Could there be a joining of ranks between feminists and conservative women activists?

'Whether a woman is right wing or a feminist, we share the common bond of family and homemaking," says Ms. Mitgang, the mother of three children. "Right-wing women have had to move into work force just as feminists have. They experience the same issues of equal pay, child care, divorce, or widowhood. These issues cut across all political lines."

But New Right leaders are doubtful that there will ever be an alliance. The gap in political philosophy looms to large.

"We could conceivably agree with the National Organization for Women on some issues," says Mrs. Marshner. "But only if they would come out of their political coalition, which aligns them firmly with left liberals."

Some moderates and liberals predict the New Right will get themselves in trouble with their hard-line attitudes and tendency toward "polarization."

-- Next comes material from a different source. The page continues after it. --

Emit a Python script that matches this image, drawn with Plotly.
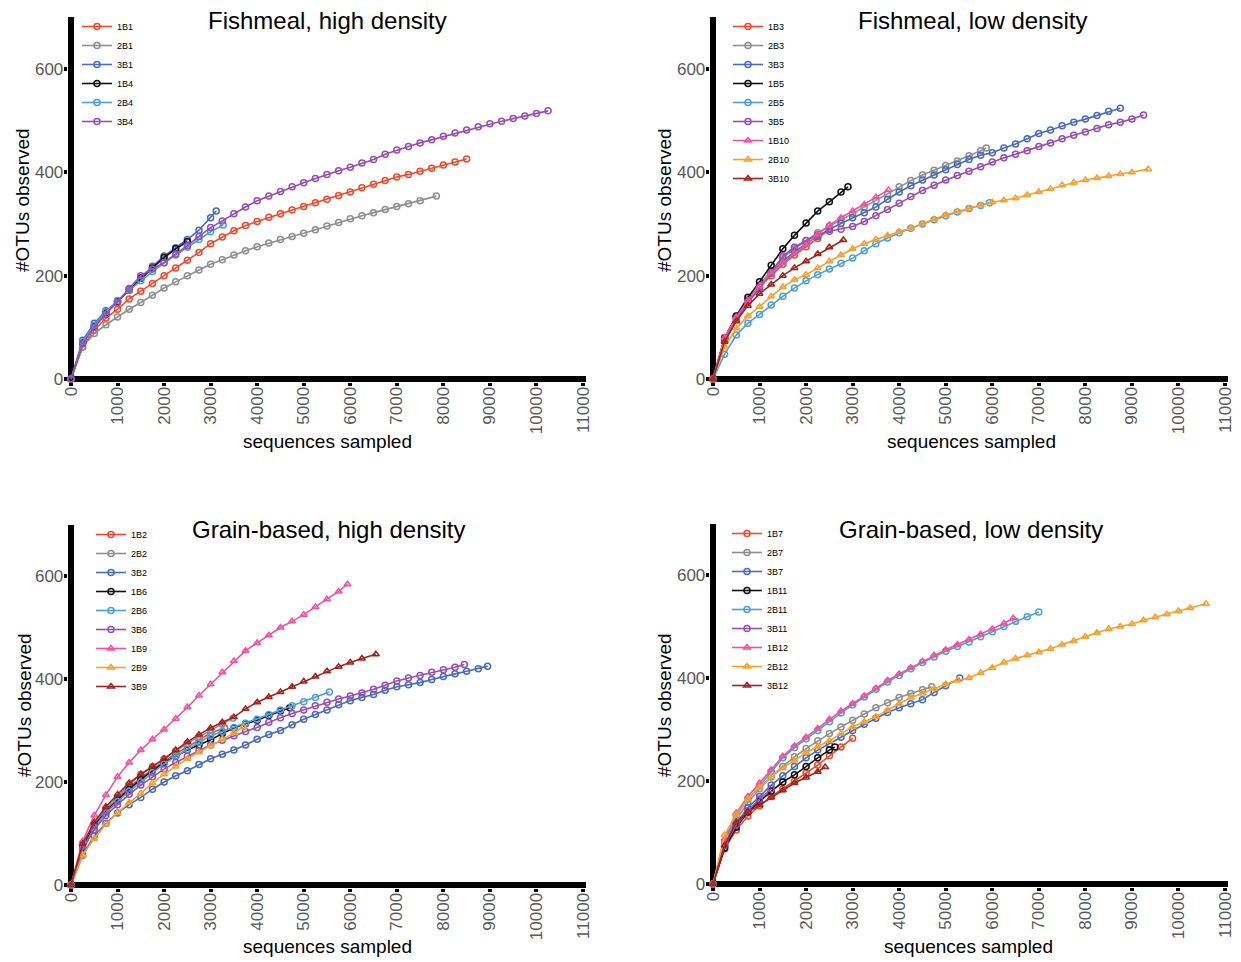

"The New Right says women have one role," says Mrs. Smeal. "But we have many roles. And if they are saying their morals are better than mine, then we lose the operation of a free society. I am not saying that every woman should use birth control or have abortions, but no one else should decide for her."

Most New Right women do see their cause as a uniting one.

"It is hard work and tiring," says Jo Ann Gasper. "I would really like the freedom to stay at home with my family.

"But I have three reasons why I do this --my three children. I want them to live in a better country."

Connaught Marshner enjoys being in the thick of the battle, which she also believes will better the country. When she was a young college graduate a decade ago, she assumed she would teach school and write novels during the summer. Now she is at the front line of a movement she is convinced will change the course of the country.

"Now instead of novels, when I retire I just might write a history book," she says.